Il cuoco pisano Francesco Vannozzi, 48 anni e residente a Livorno, comparirà stamani alle 9 nella camera di consiglio del palazzo di giustizia di via Falcone e Borsellino per l’interrogatorio di garanzia davanti alla giudice per le indagini preliminari Francesca Mannino. Difeso dall’avvocata cecinese Caterina Barzi, non è chiaro se deciderà o meno di parlare, fornendo quindi la sua versione dei fatti. A suo carico non c’è alcuna restrizione, è sempre infatti rimasto libero dal momento della tragedia che aveva sconvolto Livorno.

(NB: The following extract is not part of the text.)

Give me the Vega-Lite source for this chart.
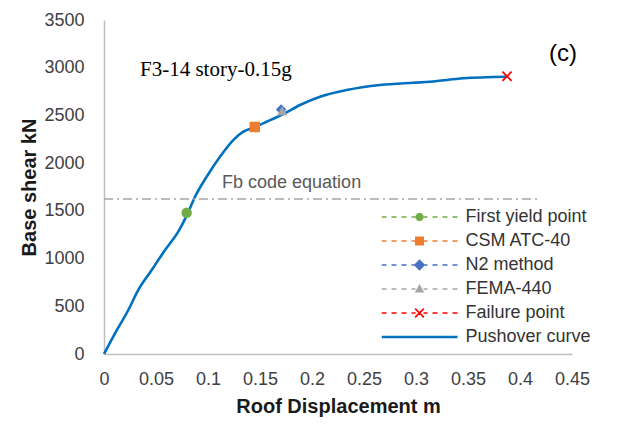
{
  "$schema": "https://vega.github.io/schema/vega-lite/v6.json",
  "width": 468,
  "height": 334,
  "autosize": {"type": "none"},
  "padding": {"left": 104, "top": 20, "right": 60, "bottom": 72},
  "background": "white",
  "config": {"view": {"stroke": null}, "font": "Liberation Sans"},
  "datasets": {
    "curve": [
      {"x": 0, "y": 0}, {"x": 0.0106, "y": 217}, {"x": 0.0234, "y": 461}, {"x": 0.033, "y": 671},
      {"x": 0.0459, "y": 880}, {"x": 0.0587, "y": 1090}, {"x": 0.0714, "y": 1282}, {"x": 0.0795, "y": 1450},
      {"x": 0.0875, "y": 1648}, {"x": 0.0987, "y": 1858}, {"x": 0.1115, "y": 2067}, {"x": 0.1243, "y": 2242},
      {"x": 0.134, "y": 2330}, {"x": 0.1436, "y": 2372}, {"x": 0.1564, "y": 2434}, {"x": 0.1724, "y": 2515},
      {"x": 0.1885, "y": 2609}, {"x": 0.2077, "y": 2696}, {"x": 0.2333, "y": 2766}, {"x": 0.2654, "y": 2819},
      {"x": 0.2974, "y": 2843}, {"x": 0.3135, "y": 2853}, {"x": 0.3455, "y": 2889}, {"x": 0.3872, "y": 2906}
    ],
    "markers": [
      {"series": "First yield point", "x": 0.0795, "y": 1480},
      {"series": "CSM ATC-40", "x": 0.145, "y": 2379},
      {"series": "N2 method", "x": 0.1703, "y": 2562},
      {"series": "FEMA-440", "x": 0.1713, "y": 2548},
      {"series": "Failure point", "x": 0.3875, "y": 2910}
    ],
    "fb": [{"label": "Fb", "x": 0, "x2": 0.42, "y": 1624}]
  },
  "resolve": {
    "scale": {"shape": "independent", "color": "independent"},
    "legend": {"shape": "independent", "color": "independent"}
  },
  "layer": [
    {
      "data": {"name": "curve"},
      "mark": {"type": "line", "color": "#0070C0", "strokeWidth": 2.6, "interpolate": "monotone"},
      "encoding": {
        "x": {
          "field": "x", "type": "quantitative",
          "scale": {"domain": [0, 0.45], "nice": false},
          "axis": {
            "title": "Roof Displacement m", "values": [0, 0.05, 0.1, 0.15, 0.2, 0.25, 0.3, 0.35, 0.4, 0.45],
            "format": ".2~f", "grid": false, "ticks": false, "domainColor": "#BFBFBF", "domainWidth": 1.5,
            "labelFont": "Liberation Sans", "labelFontSize": 18, "labelColor": "#404040", "labelPadding": 16,
            "labelFlush": false, "labelOverlap": false,
            "titleFont": "Liberation Sans", "titleFontSize": 20, "titleFontWeight": "bold", "titleColor": "#1a1a1a", "titlePadding": 8
          }
        },
        "y": {
          "field": "y", "type": "quantitative",
          "scale": {"domain": [0, 3500], "nice": false},
          "axis": {
            "title": "Base shear kN", "values": [0, 500, 1000, 1500, 2000, 2500, 3000, 3500], "format": "d",
            "grid": false, "ticks": false, "domainColor": "#BFBFBF", "domainWidth": 1.5,
            "labelFont": "Liberation Sans", "labelFontSize": 18, "labelColor": "#404040", "labelPadding": 20,
            "labelFlush": false, "labelOverlap": false,
            "titleFont": "Liberation Sans", "titleFontSize": 20, "titleFontWeight": "bold", "titleColor": "#1a1a1a", "titlePadding": 4
          }
        }
      }
    },
    {
      "data": {"name": "fb"},
      "mark": {"type": "rule", "color": "#A6A6A6", "strokeWidth": 1.3, "strokeDash": [9, 4, 2, 4]},
      "encoding": {
        "x": {"field": "x", "type": "quantitative", "scale": {"domain": [0, 0.45], "nice": false}},
        "x2": {"field": "x2"},
        "y": {"field": "y", "type": "quantitative", "scale": {"domain": [0, 3500], "nice": false}}
      }
    },
    {
      "data": {"name": "markers"},
      "mark": {"type": "point", "filled": true, "size": 100, "opacity": 0},
      "encoding": {
        "x": {"field": "x", "type": "quantitative", "scale": {"domain": [0, 0.45], "nice": false}},
        "y": {"field": "y", "type": "quantitative", "scale": {"domain": [0, 3500], "nice": false}},
        "color": {
          "field": "series", "type": "nominal",
          "scale": {
            "domain": ["First yield point", "CSM ATC-40", "N2 method", "FEMA-440", "Failure point", "Pushover curve"],
            "range": ["#70AD47", "#ED7D31", "#4472C4", "#A5A5A5", "#FF0000", "#0070C0"]
          },
          "legend": {
            "title": null, "orient": "none", "legendX": 277.5, "legendY": 186, "padding": 0,
            "symbolSize": 5776, "clipHeight": 22, "rowPadding": 2, "symbolStrokeWidth": 0, "symbolOpacity": 1,
            "labelFont": "Liberation Sans", "labelFontSize": 18, "labelColor": "#333333", "labelOffset": 8, "labelLimit": 300
          }
        },
        "shape": {
          "field": "series", "type": "nominal",
          "scale": {
            "domain": ["First yield point", "CSM ATC-40", "N2 method", "FEMA-440", "Failure point", "Pushover curve"],
            "range": [
              "M-1,-0.02H-0.868V0.02H-1Z M-0.737,-0.02H-0.605V0.02H-0.737Z M-0.474,-0.02H-0.342V0.02H-0.474Z M-0.211,-0.02H-0.105V0.02H-0.211Z M0.105,-0.02H0.211V0.02H0.105Z M0.342,-0.02H0.474V0.02H0.342Z M0.605,-0.02H0.737V0.02H0.605Z M0.868,-0.02H1V0.02H0.868Z M0.102,0.042L0.042,0.102L-0.042,0.102L-0.102,0.042L-0.102,-0.042L-0.042,-0.102L0.042,-0.102L0.102,-0.042Z",
              "M-1,-0.02H-0.868V0.02H-1Z M-0.737,-0.02H-0.605V0.02H-0.737Z M-0.474,-0.02H-0.342V0.02H-0.474Z M-0.211,-0.02H-0.105V0.02H-0.211Z M0.105,-0.02H0.211V0.02H0.105Z M0.342,-0.02H0.474V0.02H0.342Z M0.605,-0.02H0.737V0.02H0.605Z M0.868,-0.02H1V0.02H0.868Z M-0.118,-0.118H0.118V0.118H-0.118Z",
              "M-1,-0.02H-0.868V0.02H-1Z M-0.737,-0.02H-0.605V0.02H-0.737Z M-0.474,-0.02H-0.342V0.02H-0.474Z M-0.211,-0.02H-0.105V0.02H-0.211Z M0.105,-0.02H0.211V0.02H0.105Z M0.342,-0.02H0.474V0.02H0.342Z M0.605,-0.02H0.737V0.02H0.605Z M0.868,-0.02H1V0.02H0.868Z M0,-0.15L0.15,0L0,0.15L-0.15,0Z",
              "M-1,-0.02H-0.868V0.02H-1Z M-0.737,-0.02H-0.605V0.02H-0.737Z M-0.474,-0.02H-0.342V0.02H-0.474Z M-0.211,-0.02H-0.105V0.02H-0.211Z M0.105,-0.02H0.211V0.02H0.105Z M0.342,-0.02H0.474V0.02H0.342Z M0.605,-0.02H0.737V0.02H0.605Z M0.868,-0.02H1V0.02H0.868Z M0,-0.13L0.125,0.095H-0.125Z",
              "M-1,-0.02H-0.868V0.02H-1Z M-0.737,-0.02H-0.605V0.02H-0.737Z M-0.474,-0.02H-0.342V0.02H-0.474Z M-0.211,-0.02H-0.105V0.02H-0.211Z M0.105,-0.02H0.211V0.02H0.105Z M0.342,-0.02H0.474V0.02H0.342Z M0.605,-0.02H0.737V0.02H0.605Z M0.868,-0.02H1V0.02H0.868Z M-0.13,-0.1L-0.1,-0.13L0.13,0.1L0.1,0.13Z M0.1,-0.13L0.13,-0.1L-0.1,0.13L-0.13,0.1Z",
              "M-1,-0.035H1V0.035H-1Z"
            ]
          },
          "legend": {
            "title": null, "orient": "none", "legendX": 277.5, "legendY": 186, "padding": 0,
            "symbolSize": 5776, "clipHeight": 22, "rowPadding": 2, "symbolStrokeWidth": 0, "symbolOpacity": 1,
            "labelFont": "Liberation Sans", "labelFontSize": 18, "labelColor": "#333333", "labelOffset": 8, "labelLimit": 300
          }
        }
      }
    },
    {
      "data": {"name": "markers"},
      "mark": {"type": "point", "filled": true, "size": 110, "opacity": 1},
      "encoding": {
        "x": {"field": "x", "type": "quantitative", "scale": {"domain": [0, 0.45], "nice": false}},
        "y": {"field": "y", "type": "quantitative", "scale": {"domain": [0, 3500], "nice": false}},
        "color": {
          "field": "series", "type": "nominal",
          "scale": {
            "domain": ["First yield point", "CSM ATC-40", "N2 method", "FEMA-440", "Failure point", "Pushover curve"],
            "range": ["#70AD47", "#ED7D31", "#4472C4", "#A5A5A5", "#FF0000", "#0070C0"]
          },
          "legend": null
        },
        "shape": {
          "field": "series", "type": "nominal",
          "scale": {
            "domain": ["First yield point", "CSM ATC-40", "N2 method", "FEMA-440", "Failure point", "Pushover curve"],
            "range": ["circle", "square", "diamond", "triangle-up", "M-1,-0.75L-0.75,-1L1,0.75L0.75,1Z M0.75,-1L1,-0.75L-0.75,1L-1,0.75Z", "circle"]
          },
          "legend": null
        }
      }
    },
    {
      "data": {"values": [{"label": "F3-14 story-0.15g", "x": 0.0346, "y": 2976}]},
      "mark": {"type": "text", "font": "Liberation Serif", "fontSize": 21, "color": "#000000", "align": "left", "baseline": "middle"},
      "encoding": {
        "x": {"field": "x", "type": "quantitative", "scale": {"domain": [0, 0.45], "nice": false}},
        "y": {"field": "y", "type": "quantitative", "scale": {"domain": [0, 3500], "nice": false}},
        "text": {"field": "label"}
      }
    },
    {
      "data": {"values": [{"label": "Fb code equation", "x": 0.1135, "y": 1792}]},
      "mark": {"type": "text", "font": "Liberation Sans", "fontSize": 18, "color": "#595959", "align": "left", "baseline": "middle"},
      "encoding": {
        "x": {"field": "x", "type": "quantitative", "scale": {"domain": [0, 0.45], "nice": false}},
        "y": {"field": "y", "type": "quantitative", "scale": {"domain": [0, 3500], "nice": false}},
        "text": {"field": "label"}
      }
    },
    {
      "data": {"values": [{"label": "(c)", "x": 0.4413, "y": 3144}]},
      "mark": {"type": "text", "font": "Liberation Sans", "fontSize": 24, "color": "#000000", "align": "center", "baseline": "middle"},
      "encoding": {
        "x": {"field": "x", "type": "quantitative", "scale": {"domain": [0, 0.45], "nice": false}},
        "y": {"field": "y", "type": "quantitative", "scale": {"domain": [0, 3500], "nice": false}},
        "text": {"field": "label"}
      }
    }
  ]
}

Il pubblico ministero Massimo Mannucci, dopo aver riformulato l’accusa più pesante da omicidio stradale a volontario, per lui ha chiesto la misura cautelare della custodia in carcere. Ritiene - sulla base delle indagini delegate alla polizia municipale, diretta dal comandante Joselito Orlando, che ha lavorato a più non posso per cercare di ricostruire la dinamica di quanto avvenuto - di aver raccolto nei confronti dello chef, che lavora per un ristorante di una struttura del litorale pisano, gravi indizi di colpevolezza e oggi il tribunale potrebbe dare una prima indicazione sulla presunta solidità dell’impianto accusatorio, che si basa su molteplici attività investigative, come l’ascolto di diversi testimoni che avrebbero visto Vannozzi e Peluso litigare lungo il tragitto da Tirrenia, dove il cuoco lavorava e Peluso e Iervasi si trovavano al mare, fino al momento della tragedia, avvenuta vicino all’ingresso dell’azienda "Grandi Molini Italiani", in via Leonardo da Vinci appunto, uno dei principali assi viari della città, teatro fra l’altro di numerosi incidenti stradali, anche gravi.

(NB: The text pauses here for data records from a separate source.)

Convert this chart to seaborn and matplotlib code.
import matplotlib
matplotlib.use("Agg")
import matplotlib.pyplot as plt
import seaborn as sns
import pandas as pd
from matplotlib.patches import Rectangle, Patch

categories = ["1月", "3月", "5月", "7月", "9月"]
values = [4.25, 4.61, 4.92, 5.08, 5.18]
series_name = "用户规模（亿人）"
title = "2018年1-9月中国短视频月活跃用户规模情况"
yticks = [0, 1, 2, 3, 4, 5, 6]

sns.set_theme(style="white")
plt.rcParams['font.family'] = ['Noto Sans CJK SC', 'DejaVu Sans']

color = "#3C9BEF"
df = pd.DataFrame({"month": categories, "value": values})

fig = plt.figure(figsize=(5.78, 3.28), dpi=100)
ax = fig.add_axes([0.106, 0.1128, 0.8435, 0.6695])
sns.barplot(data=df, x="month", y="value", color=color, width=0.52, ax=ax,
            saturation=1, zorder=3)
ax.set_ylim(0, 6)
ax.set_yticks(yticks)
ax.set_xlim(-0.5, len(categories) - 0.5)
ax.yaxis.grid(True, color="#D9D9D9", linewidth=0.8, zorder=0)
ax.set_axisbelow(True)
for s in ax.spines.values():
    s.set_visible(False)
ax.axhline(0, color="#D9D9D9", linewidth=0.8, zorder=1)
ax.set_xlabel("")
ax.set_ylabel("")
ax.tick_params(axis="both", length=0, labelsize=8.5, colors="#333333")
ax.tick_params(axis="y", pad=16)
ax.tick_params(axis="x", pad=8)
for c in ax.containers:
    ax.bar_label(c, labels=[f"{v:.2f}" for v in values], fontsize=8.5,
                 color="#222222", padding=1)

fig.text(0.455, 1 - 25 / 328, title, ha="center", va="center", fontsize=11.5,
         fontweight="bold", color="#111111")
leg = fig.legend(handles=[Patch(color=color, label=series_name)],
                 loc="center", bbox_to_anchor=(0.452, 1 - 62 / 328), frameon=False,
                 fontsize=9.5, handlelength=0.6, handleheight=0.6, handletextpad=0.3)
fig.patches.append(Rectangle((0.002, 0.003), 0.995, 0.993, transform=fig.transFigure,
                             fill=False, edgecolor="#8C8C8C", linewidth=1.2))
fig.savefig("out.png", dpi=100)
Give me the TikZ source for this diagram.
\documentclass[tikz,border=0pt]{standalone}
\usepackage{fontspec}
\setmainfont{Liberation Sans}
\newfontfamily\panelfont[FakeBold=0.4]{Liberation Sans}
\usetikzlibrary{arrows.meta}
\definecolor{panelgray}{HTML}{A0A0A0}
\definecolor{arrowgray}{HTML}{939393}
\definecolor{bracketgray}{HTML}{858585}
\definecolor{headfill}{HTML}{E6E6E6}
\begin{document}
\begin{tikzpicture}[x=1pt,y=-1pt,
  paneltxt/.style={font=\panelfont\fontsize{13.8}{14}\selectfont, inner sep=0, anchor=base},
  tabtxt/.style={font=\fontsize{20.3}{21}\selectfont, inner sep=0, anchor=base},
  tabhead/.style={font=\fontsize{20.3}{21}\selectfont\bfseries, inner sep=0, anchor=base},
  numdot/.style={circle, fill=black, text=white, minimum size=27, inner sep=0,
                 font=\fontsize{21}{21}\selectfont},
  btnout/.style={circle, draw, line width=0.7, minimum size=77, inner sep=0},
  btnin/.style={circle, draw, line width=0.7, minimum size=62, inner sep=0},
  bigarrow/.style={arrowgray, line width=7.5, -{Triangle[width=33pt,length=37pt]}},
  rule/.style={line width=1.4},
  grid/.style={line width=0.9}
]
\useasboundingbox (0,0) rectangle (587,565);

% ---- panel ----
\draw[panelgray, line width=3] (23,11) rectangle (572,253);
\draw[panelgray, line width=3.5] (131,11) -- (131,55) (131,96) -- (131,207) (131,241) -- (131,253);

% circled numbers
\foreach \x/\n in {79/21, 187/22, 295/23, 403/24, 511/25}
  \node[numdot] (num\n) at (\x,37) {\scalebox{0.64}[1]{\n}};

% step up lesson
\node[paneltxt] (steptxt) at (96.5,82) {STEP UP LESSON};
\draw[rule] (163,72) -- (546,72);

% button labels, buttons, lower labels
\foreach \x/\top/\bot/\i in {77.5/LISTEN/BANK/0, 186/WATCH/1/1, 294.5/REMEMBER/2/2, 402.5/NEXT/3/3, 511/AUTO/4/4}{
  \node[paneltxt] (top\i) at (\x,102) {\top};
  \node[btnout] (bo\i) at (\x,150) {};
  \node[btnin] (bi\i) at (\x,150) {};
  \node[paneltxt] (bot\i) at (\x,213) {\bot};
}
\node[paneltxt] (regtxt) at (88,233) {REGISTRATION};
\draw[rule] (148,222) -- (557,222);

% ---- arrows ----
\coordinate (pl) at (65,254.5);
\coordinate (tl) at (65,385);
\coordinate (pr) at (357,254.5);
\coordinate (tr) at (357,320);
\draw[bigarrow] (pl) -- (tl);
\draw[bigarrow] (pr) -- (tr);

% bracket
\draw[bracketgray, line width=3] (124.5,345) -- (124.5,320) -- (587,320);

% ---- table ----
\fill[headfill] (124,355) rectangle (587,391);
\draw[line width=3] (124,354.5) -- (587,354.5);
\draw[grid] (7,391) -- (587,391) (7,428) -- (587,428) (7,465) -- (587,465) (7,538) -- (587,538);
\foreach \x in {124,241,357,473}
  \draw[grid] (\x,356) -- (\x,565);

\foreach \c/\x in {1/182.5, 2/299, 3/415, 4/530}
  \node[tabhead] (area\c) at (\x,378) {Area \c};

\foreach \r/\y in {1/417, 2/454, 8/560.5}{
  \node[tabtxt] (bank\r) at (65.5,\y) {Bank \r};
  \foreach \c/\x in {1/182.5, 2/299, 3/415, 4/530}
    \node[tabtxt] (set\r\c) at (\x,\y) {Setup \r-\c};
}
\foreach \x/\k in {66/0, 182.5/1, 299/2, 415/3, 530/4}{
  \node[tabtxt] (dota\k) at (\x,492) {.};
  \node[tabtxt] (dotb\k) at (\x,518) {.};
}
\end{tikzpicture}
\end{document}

Le immagini del drammatico sinistro, pubblicate sulla cronaca del Tirreno in quei giorni, sono emblematiche. Si vede la Fiat Panda guidata da Vannozzi cappottata dopo l’urto e il motorino finito contro un muro a bordo strada, poco più avanti, con i detriti sparsi ovunque lungo la carreggiata. Uno schianto terribile, quello alla periferia nord della città, che purtroppo non ha lasciato scampo a Peluso. La moglie si è salvata, ha dovuto affrontare mesi durissimi. Per questo il quarantottenne, oltre all’accusa di omicidio volontario, è anche indagato per tentato omicidio.

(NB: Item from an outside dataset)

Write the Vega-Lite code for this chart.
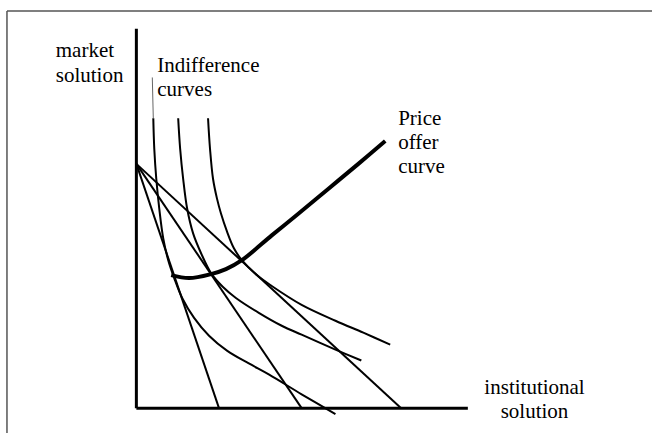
{
  "$schema": "https://vega.github.io/schema/vega-lite/v6.json",
  "width": 655,
  "height": 436,
  "padding": 0,
  "autosize": {"type": "fit", "contains": "padding"},
  "background": "white",
  "config": {"view": {"stroke": null}},
  "datasets": {
    "frame": [
      {"side": "top", "i": 0, "x": -130, "y": 400},
      {"side": "top", "i": 1, "x": 518, "y": 400},
      {"side": "left", "i": 0, "x": -130, "y": 400},
      {"side": "left", "i": 1, "x": -130, "y": -25}
    ],
    "axes": [
      {"axis": "market", "i": 0, "x": 0, "y": 382},
      {"axis": "market", "i": 1, "x": 0, "y": 0},
      {"axis": "institutional", "i": 0, "x": 0, "y": 0},
      {"axis": "institutional", "i": 1, "x": 333, "y": 0}
    ],
    "budget": [
      {"line": "B1", "i": 0, "x": 0, "y": 246}, {"line": "B1", "i": 1, "x": 83, "y": 0},
      {"line": "B2", "i": 0, "x": 0, "y": 246}, {"line": "B2", "i": 1, "x": 166, "y": 0},
      {"line": "B3", "i": 0, "x": 0, "y": 246}, {"line": "B3", "i": 1, "x": 266, "y": 0}
    ],
    "indifference": [
      {"curve": "U1", "i": 0, "x": 17, "y": 292}, {"curve": "U1", "i": 1, "x": 18, "y": 261},
      {"curve": "U1", "i": 2, "x": 20, "y": 231}, {"curve": "U1", "i": 3, "x": 23, "y": 201},
      {"curve": "U1", "i": 4, "x": 27, "y": 171}, {"curve": "U1", "i": 5, "x": 32, "y": 149},
      {"curve": "U1", "i": 6, "x": 38, "y": 131}, {"curve": "U1", "i": 7, "x": 46, "y": 111},
      {"curve": "U1", "i": 8, "x": 58, "y": 91}, {"curve": "U1", "i": 9, "x": 73, "y": 73},
      {"curve": "U1", "i": 10, "x": 91, "y": 58}, {"curve": "U1", "i": 11, "x": 113, "y": 45},
      {"curve": "U1", "i": 12, "x": 133, "y": 34}, {"curve": "U1", "i": 13, "x": 166, "y": 14},
      {"curve": "U1", "i": 14, "x": 200, "y": -6},
      {"curve": "U2", "i": 0, "x": 42, "y": 292}, {"curve": "U2", "i": 1, "x": 44, "y": 261},
      {"curve": "U2", "i": 2, "x": 47, "y": 231}, {"curve": "U2", "i": 3, "x": 51, "y": 201},
      {"curve": "U2", "i": 4, "x": 57, "y": 176}, {"curve": "U2", "i": 5, "x": 65, "y": 156},
      {"curve": "U2", "i": 6, "x": 75, "y": 136}, {"curve": "U2", "i": 7, "x": 87, "y": 122},
      {"curve": "U2", "i": 8, "x": 100, "y": 111}, {"curve": "U2", "i": 9, "x": 123, "y": 96},
      {"curve": "U2", "i": 10, "x": 146, "y": 83}, {"curve": "U2", "i": 11, "x": 166, "y": 74},
      {"curve": "U2", "i": 12, "x": 200, "y": 59}, {"curve": "U2", "i": 13, "x": 226, "y": 48},
      {"curve": "U3", "i": 0, "x": 72, "y": 292}, {"curve": "U3", "i": 1, "x": 74, "y": 261},
      {"curve": "U3", "i": 2, "x": 77, "y": 231}, {"curve": "U3", "i": 3, "x": 81, "y": 211},
      {"curve": "U3", "i": 4, "x": 85, "y": 196}, {"curve": "U3", "i": 5, "x": 91, "y": 178},
      {"curve": "U3", "i": 6, "x": 98, "y": 161}, {"curve": "U3", "i": 7, "x": 106, "y": 149},
      {"curve": "U3", "i": 8, "x": 121, "y": 134}, {"curve": "U3", "i": 9, "x": 136, "y": 123},
      {"curve": "U3", "i": 10, "x": 166, "y": 104}, {"curve": "U3", "i": 11, "x": 200, "y": 88},
      {"curve": "U3", "i": 12, "x": 228, "y": 76}, {"curve": "U3", "i": 13, "x": 255, "y": 64}
    ],
    "priceOffer": [
      {"i": 0, "x": 35, "y": 134}, {"i": 1, "x": 53, "y": 131}, {"i": 2, "x": 75, "y": 135},
      {"i": 3, "x": 90, "y": 140}, {"i": 4, "x": 106, "y": 149}, {"i": 5, "x": 136, "y": 174},
      {"i": 6, "x": 163, "y": 196}, {"i": 7, "x": 193, "y": 221}, {"i": 8, "x": 223, "y": 246},
      {"i": 9, "x": 250, "y": 269}
    ],
    "pointer": [
      {"i": 0, "x": 16, "y": 333}, {"i": 1, "x": 17, "y": 292}
    ],
    "labelsLeft": [
      {"label": "market", "x": -81, "y": 354},
      {"label": "solution", "x": -81, "y": 328},
      {"label": "Indifference", "x": 21, "y": 338},
      {"label": "curves", "x": 21, "y": 314},
      {"label": "Price", "x": 263, "y": 285},
      {"label": "offer", "x": 263, "y": 261},
      {"label": "curve", "x": 263, "y": 237}
    ],
    "labelsCenter": [
      {"label": "institutional", "x": 400, "y": 14},
      {"label": "solution", "x": 400, "y": -10}
    ]
  },
  "layer": [
    {
      "data": {"name": "frame"},
      "mark": {"type": "line", "color": "#555555", "strokeWidth": 1.5},
      "encoding": {
        "x": {"field": "x", "type": "quantitative", "scale": {"domain": [-137, 518], "nice": false, "zero": false}, "axis": null},
        "y": {"field": "y", "type": "quantitative", "scale": {"domain": [-25, 411], "nice": false, "zero": false}, "axis": null},
        "detail": {"field": "side"},
        "order": {"field": "i"}
      }
    },
    {
      "data": {"name": "axes"},
      "mark": {"type": "line", "color": "black", "strokeWidth": 3},
      "encoding": {
        "x": {"field": "x", "type": "quantitative"},
        "y": {"field": "y", "type": "quantitative"},
        "detail": {"field": "axis"},
        "order": {"field": "i"}
      }
    },
    {
      "data": {"name": "budget"},
      "mark": {"type": "line", "color": "black", "strokeWidth": 2},
      "encoding": {
        "x": {"field": "x", "type": "quantitative"},
        "y": {"field": "y", "type": "quantitative"},
        "detail": {"field": "line"},
        "order": {"field": "i"}
      }
    },
    {
      "data": {"name": "indifference"},
      "mark": {"type": "line", "color": "black", "strokeWidth": 2, "interpolate": "catmull-rom"},
      "encoding": {
        "x": {"field": "x", "type": "quantitative"},
        "y": {"field": "y", "type": "quantitative"},
        "detail": {"field": "curve"},
        "order": {"field": "i"}
      }
    },
    {
      "data": {"name": "priceOffer"},
      "mark": {"type": "line", "color": "black", "strokeWidth": 4, "interpolate": "catmull-rom"},
      "encoding": {
        "x": {"field": "x", "type": "quantitative"},
        "y": {"field": "y", "type": "quantitative"},
        "order": {"field": "i"}
      }
    },
    {
      "data": {"name": "pointer"},
      "mark": {"type": "line", "color": "#666666", "strokeWidth": 1},
      "encoding": {
        "x": {"field": "x", "type": "quantitative"},
        "y": {"field": "y", "type": "quantitative"},
        "order": {"field": "i"}
      }
    },
    {
      "data": {"name": "labelsLeft"},
      "mark": {"type": "text", "align": "left", "baseline": "alphabetic", "font": "Liberation Serif", "fontSize": 21, "color": "black"},
      "encoding": {
        "x": {"field": "x", "type": "quantitative"},
        "y": {"field": "y", "type": "quantitative"},
        "text": {"field": "label"}
      }
    },
    {
      "data": {"name": "labelsCenter"},
      "mark": {"type": "text", "align": "center", "baseline": "alphabetic", "font": "Liberation Serif", "fontSize": 21, "color": "black"},
      "encoding": {
        "x": {"field": "x", "type": "quantitative"},
        "y": {"field": "y", "type": "quantitative"},
        "text": {"field": "label"}
      }
    }
  ]
}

Fin dai primi istanti dopo la tragedia, come sempre accade in queste circostanze, sono stati ascoltati i testimoni, le cui parole sono state incrociate con le risultanze dei rilievi svolti sul posto nell’immediatezza dei fatti dagli agenti della municipale, alla quale era stata delegata l’inchiesta in mano al sostituto procuratore Massimo Mannucci. Il Tirreno ha provato a contattare Barbara Iervasi, la donna di 53 anni vedova di Peluso, ma per il momento preferisce non commentare quanto sta accadendo. Secondo quanto ricostruito, in ogni caso, dell’incidente non ricorderebbe niente. In molti, nei giorni scorsi, leggendo la notizia pubblicata dal Tirreno sono rimasti senza parole di fronte all’ipotesi formulata dalla procura, ricordando Peluso come un uomo fantastico, sempre disponibile, che faceva del bene a tutti ed estremamente buono.